7. Tanto chiarito quanto alla particolare posizione di garanzia riconducibile alla figura del RSPP, si deve osservare che le argomentazioni della sentenza impugnata appaiono illogiche e contraddittorie laddove, da una parte, addebitano agli imputati mancanze decisionali di carattere esecutivo che attengono alla omessa predisposizione di un piano di intervento e di sicurezza specifico per l'operazione lavorativa in disamina; dall'altra - indebitamente equiparando la figura del RSPP, che è quella di un consulente, a quella del datore di lavoro e del preposto, che sono invece figure prevenzionistiche operanti nella quotidianità dell'attività lavorativa -, addebitano anche al A.D. di non avere individuato e valutato, nell'immediato, i rischi dell'operazione che si stava eseguendo.
La Corte territoriale non spiega in che termini il A.D. sarebbe stato coinvolto nell'attività lavorativa in questione, certamente non quotidiana, limitandosi ad affermare apoditticamente che si sarebbe trattato di un intervento già svolto in precedenza in quanto conseguente ad un inconveniente che si era già verificato in passato. Ma la sentenza di merito non approfondisce in alcun modo tale aspetto, al fine di stabilire - ad esempio - se e come il A.D. fosse stato consultato, in precedenza, dal datore di lavoro in merito all'intervento specifico di cui si tratta, al fine di individuare e valutare i rischi di tale attività.
Da questo punto di vista, si deve qui ribadire l'orientamento secondo cui, in materia di infortuni sul lavoro, risponde a titolo di colpa professionale, unitamente al datore di lavoro, il responsabile del servizio di prevenzione e protezione ogni qual volta l'infortunio sia oggettivamente riconducibile ad una situazione pericolosa che egli avrebbe avuto l'obbligo di conoscere e segnalare al datore di lavoro (Sez. 4, n. 40718 del 26/04/2017, Raimondo, Rv. 27076501). In altri termini, il RSPP risponde dell'evento, in concorso con il datore di lavoro, solo se si fornisce adeguata dimostrazione che lo stesso abbia svolto in maniera negligente la sua attività di consulente del datore di lavoro, a seguito di errore tecnico nella valutazione dei rischi, per suggerimenti sbagliati o mancata segnalazione di situazioni di rischio colposamente non considerate.
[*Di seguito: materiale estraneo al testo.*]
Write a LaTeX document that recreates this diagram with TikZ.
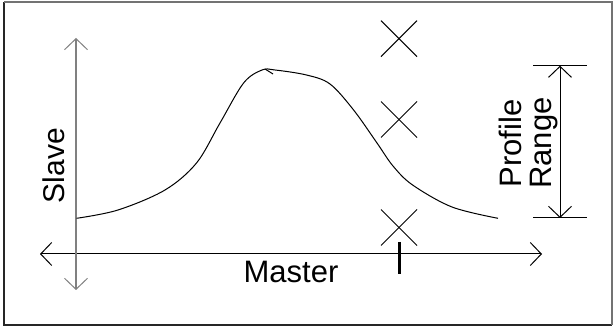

Nel caso, invece, la motivazione della sentenza impugnata sembra confondere il piano intellettivo/valutativo (proprio del RSPP) da quello decisionale/operativo (proprio di altri garanti, principalmente il datore di lavoro). Si parla di evento determinato da scelte esecutive sbagliate, ma tali scelte non spettano al RSPP, il quale non è presente tutti i giorni in azienda e non è tenuto a controllare le fasi esecutive delle lavorazioni.
In definitiva, con riferimento alla posizione del RSPP, la motivazione della sentenza impugnata è viziata, poiché la sua responsabilità viene individuata, essenzialmente, in un omesso intervento in fase esecutiva che è estraneo alle competenze consultive/intellettive del RSPP, e senza che sia stato adeguatamente argomentato in ordine alla conoscibilità, da parte sua, della situazione oggettivamente pericolosa e del suo dovere di segnalazione del rischio al datore di lavoro, in una fase antecedente alla lavorazione stessa.
8. Da quanto sopra consegue l'annullamento della sentenza impugnata nei confronti del A.D., con rinvio per nuovo giudizio al giudice di merito individuato nel dispositivo, che si atterrà ai principi di diritto dianzi indicati.